[Extracted records]
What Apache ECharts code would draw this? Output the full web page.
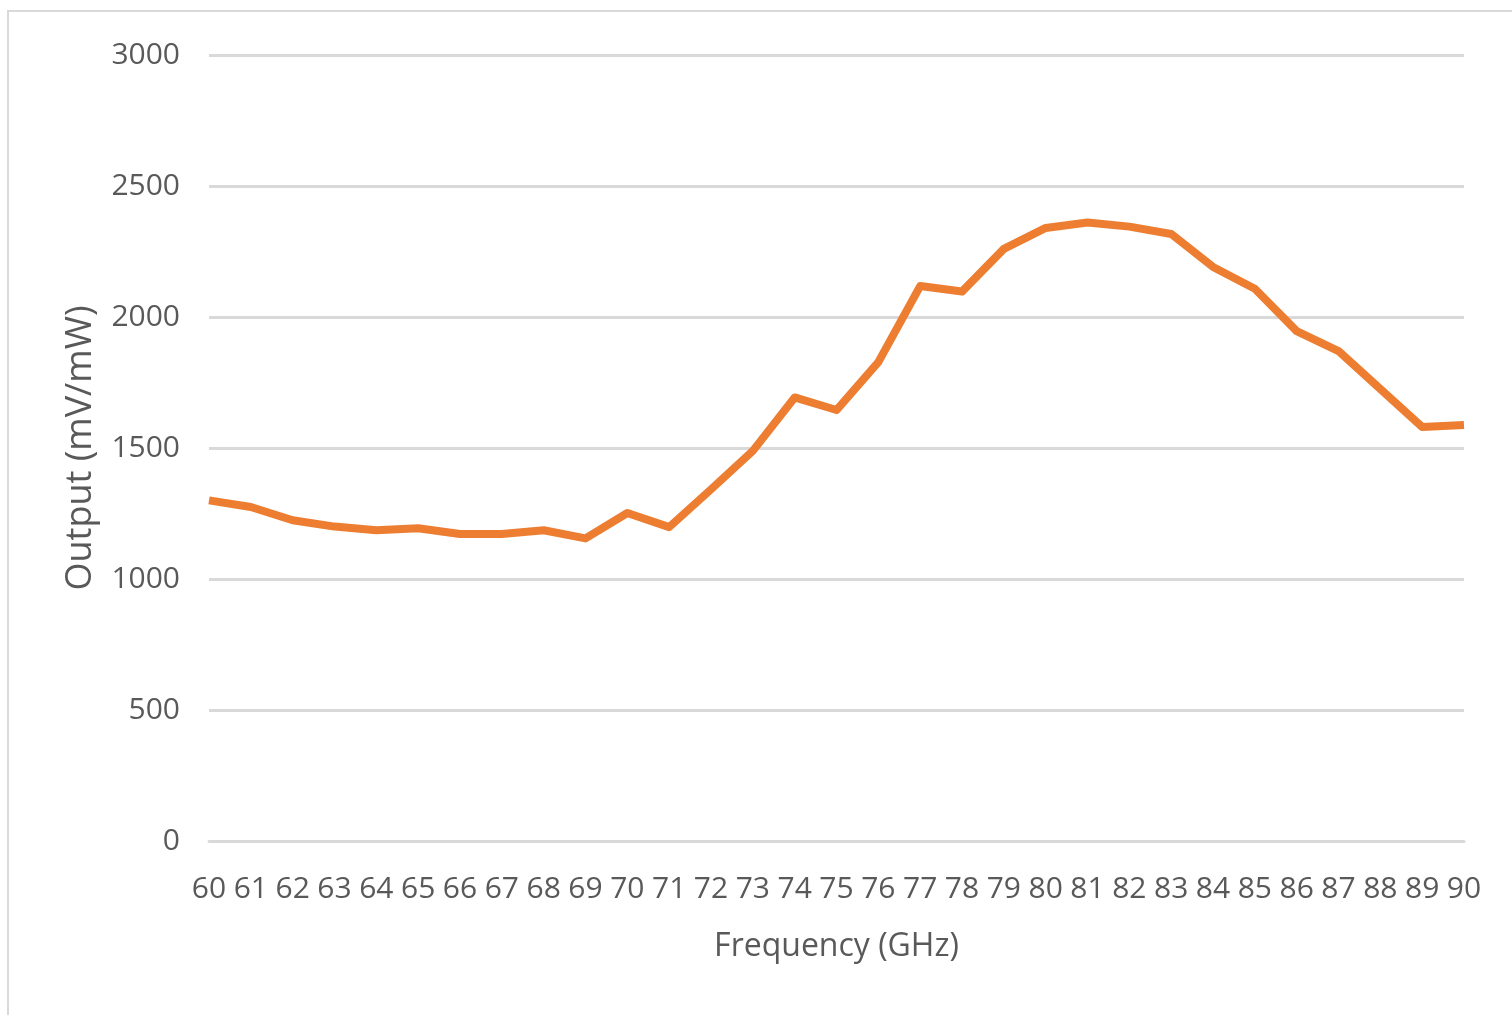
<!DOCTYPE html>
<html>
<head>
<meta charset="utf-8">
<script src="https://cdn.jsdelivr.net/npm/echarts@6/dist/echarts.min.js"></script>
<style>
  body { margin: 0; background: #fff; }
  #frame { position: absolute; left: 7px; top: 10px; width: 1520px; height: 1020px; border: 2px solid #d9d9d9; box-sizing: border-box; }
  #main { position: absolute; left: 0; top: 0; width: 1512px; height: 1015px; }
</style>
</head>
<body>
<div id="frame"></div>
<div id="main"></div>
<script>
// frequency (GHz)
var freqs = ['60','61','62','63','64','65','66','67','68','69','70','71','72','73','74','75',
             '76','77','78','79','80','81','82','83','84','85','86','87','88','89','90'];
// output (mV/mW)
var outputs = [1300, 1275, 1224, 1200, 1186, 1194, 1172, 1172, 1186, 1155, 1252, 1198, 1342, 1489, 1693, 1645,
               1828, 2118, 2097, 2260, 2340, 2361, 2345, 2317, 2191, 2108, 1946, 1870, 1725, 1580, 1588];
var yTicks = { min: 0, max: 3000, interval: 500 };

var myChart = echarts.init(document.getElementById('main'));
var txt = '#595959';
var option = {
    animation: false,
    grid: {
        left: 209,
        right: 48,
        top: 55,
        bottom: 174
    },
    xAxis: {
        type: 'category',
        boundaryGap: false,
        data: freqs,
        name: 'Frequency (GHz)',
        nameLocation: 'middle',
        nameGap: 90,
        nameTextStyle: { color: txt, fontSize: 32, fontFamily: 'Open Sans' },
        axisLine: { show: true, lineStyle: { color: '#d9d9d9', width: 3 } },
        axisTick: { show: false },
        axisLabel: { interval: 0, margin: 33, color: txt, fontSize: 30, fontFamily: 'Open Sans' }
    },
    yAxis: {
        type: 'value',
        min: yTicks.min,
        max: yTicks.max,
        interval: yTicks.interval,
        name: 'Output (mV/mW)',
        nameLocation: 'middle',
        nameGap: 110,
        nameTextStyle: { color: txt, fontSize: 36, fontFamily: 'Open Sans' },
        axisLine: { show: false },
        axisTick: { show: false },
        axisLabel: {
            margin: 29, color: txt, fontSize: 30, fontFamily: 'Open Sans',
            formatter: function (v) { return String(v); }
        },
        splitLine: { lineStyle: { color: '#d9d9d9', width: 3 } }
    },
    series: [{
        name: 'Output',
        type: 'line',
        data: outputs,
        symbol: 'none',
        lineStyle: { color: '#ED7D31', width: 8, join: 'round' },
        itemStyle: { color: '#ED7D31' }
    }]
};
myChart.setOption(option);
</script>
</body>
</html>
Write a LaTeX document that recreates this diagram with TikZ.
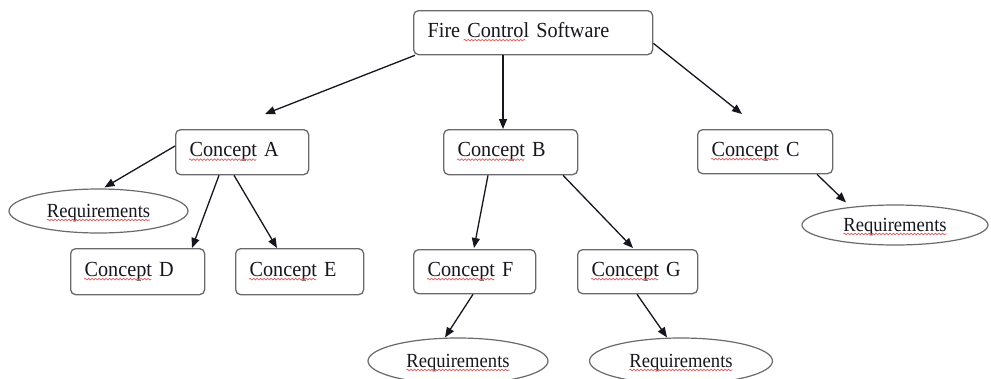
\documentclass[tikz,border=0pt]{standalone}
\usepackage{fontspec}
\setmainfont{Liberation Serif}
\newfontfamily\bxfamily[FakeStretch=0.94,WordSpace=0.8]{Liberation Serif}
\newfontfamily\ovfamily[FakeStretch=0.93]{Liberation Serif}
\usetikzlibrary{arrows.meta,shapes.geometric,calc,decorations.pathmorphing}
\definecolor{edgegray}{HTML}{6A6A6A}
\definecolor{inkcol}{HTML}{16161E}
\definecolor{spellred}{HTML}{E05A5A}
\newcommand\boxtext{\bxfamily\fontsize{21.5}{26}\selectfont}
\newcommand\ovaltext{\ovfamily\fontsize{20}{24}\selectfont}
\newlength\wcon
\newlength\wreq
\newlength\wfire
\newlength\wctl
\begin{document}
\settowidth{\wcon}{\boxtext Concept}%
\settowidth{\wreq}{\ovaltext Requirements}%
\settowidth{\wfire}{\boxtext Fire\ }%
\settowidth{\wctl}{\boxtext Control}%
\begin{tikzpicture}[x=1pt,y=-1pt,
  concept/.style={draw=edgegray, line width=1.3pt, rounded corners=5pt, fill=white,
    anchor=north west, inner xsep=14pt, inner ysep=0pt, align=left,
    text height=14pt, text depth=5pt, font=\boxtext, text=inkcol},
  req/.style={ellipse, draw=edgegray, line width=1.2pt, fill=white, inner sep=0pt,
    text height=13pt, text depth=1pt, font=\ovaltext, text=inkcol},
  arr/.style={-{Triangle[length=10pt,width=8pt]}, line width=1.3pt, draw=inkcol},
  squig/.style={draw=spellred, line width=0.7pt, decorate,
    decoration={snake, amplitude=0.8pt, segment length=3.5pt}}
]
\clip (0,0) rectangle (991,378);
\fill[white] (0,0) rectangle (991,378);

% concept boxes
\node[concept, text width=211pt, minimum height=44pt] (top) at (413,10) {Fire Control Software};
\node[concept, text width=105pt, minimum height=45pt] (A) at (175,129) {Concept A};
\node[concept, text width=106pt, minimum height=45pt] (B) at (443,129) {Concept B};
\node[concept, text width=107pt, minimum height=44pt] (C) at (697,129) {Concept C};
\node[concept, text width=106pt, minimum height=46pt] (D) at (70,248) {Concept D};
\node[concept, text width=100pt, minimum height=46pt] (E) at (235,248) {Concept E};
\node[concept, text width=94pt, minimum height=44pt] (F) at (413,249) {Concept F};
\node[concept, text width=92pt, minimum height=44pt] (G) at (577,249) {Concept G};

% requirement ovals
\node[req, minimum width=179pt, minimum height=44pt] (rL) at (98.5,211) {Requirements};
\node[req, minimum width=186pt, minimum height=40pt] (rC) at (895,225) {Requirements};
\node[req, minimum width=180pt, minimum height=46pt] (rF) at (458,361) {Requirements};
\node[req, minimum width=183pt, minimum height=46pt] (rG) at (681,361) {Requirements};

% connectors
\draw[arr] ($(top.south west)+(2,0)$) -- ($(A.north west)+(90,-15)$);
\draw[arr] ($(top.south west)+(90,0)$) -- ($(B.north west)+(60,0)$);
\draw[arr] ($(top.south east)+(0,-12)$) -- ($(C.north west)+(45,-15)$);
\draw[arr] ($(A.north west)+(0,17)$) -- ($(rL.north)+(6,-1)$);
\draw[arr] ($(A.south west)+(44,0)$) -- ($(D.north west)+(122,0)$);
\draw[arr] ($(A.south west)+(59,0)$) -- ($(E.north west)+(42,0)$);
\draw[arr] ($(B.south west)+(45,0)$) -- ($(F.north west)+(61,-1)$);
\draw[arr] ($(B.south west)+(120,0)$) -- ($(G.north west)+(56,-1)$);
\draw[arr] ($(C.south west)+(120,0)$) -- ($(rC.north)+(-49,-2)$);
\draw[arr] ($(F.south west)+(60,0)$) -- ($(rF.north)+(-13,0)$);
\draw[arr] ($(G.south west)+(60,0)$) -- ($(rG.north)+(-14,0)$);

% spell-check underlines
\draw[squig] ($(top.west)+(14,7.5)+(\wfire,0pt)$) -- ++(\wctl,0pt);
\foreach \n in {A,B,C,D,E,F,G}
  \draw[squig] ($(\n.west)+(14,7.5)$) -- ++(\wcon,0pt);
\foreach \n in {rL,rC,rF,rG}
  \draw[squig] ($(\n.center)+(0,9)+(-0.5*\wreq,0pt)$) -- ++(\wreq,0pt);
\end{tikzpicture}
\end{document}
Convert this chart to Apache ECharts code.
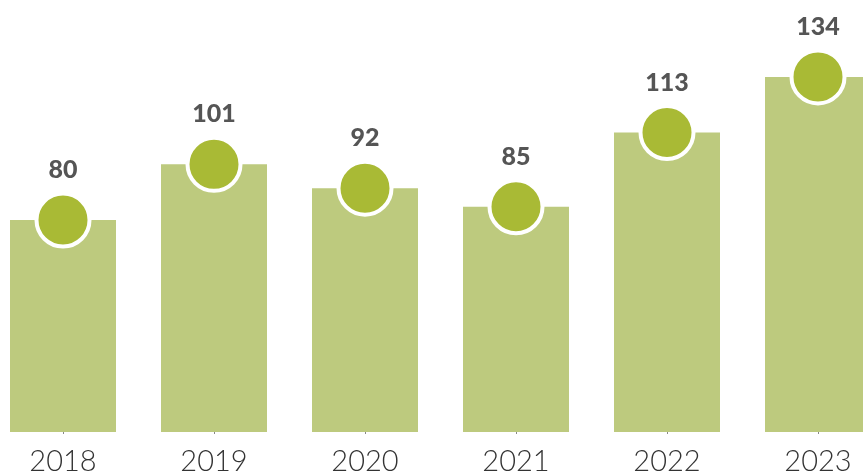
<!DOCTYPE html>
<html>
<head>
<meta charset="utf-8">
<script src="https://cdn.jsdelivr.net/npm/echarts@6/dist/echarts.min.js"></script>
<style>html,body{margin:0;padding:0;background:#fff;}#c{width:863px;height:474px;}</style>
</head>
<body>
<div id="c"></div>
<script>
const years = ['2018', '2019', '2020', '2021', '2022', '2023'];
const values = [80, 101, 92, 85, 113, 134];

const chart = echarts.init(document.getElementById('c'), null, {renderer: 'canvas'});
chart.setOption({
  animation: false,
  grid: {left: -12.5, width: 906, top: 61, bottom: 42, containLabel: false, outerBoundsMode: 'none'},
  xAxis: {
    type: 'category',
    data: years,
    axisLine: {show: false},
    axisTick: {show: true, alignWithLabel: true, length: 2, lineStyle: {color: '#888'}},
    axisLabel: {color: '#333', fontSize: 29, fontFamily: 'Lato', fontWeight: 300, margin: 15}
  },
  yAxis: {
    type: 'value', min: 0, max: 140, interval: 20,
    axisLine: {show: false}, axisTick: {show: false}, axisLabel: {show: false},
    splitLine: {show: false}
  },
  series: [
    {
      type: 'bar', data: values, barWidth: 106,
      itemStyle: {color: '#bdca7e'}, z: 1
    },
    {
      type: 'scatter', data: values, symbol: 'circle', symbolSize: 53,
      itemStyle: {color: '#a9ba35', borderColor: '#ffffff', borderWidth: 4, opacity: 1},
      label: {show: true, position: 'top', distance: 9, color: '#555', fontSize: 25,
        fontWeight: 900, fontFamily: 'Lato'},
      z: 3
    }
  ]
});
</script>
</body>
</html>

→ **Required task**: Pictures are not part of the copy. Write out only the lines from the one containing "Convert this chart to Apache ECharts code." through the one containing "const values = [80, 101, 92, 85, 113, 134];", exactly as they stand, both included.

→ **Finished exercise**:
Convert this chart to Apache ECharts code.
<!DOCTYPE html>
<html>
<head>
<meta charset="utf-8">
<script src="https://cdn.jsdelivr.net/npm/echarts@6/dist/echarts.min.js"></script>
<style>html,body{margin:0;padding:0;background:#fff;}#c{width:863px;height:474px;}</style>
</head>
<body>
<div id="c"></div>
<script>
const years = ['2018', '2019', '2020', '2021', '2022', '2023'];
const values = [80, 101, 92, 85, 113, 134];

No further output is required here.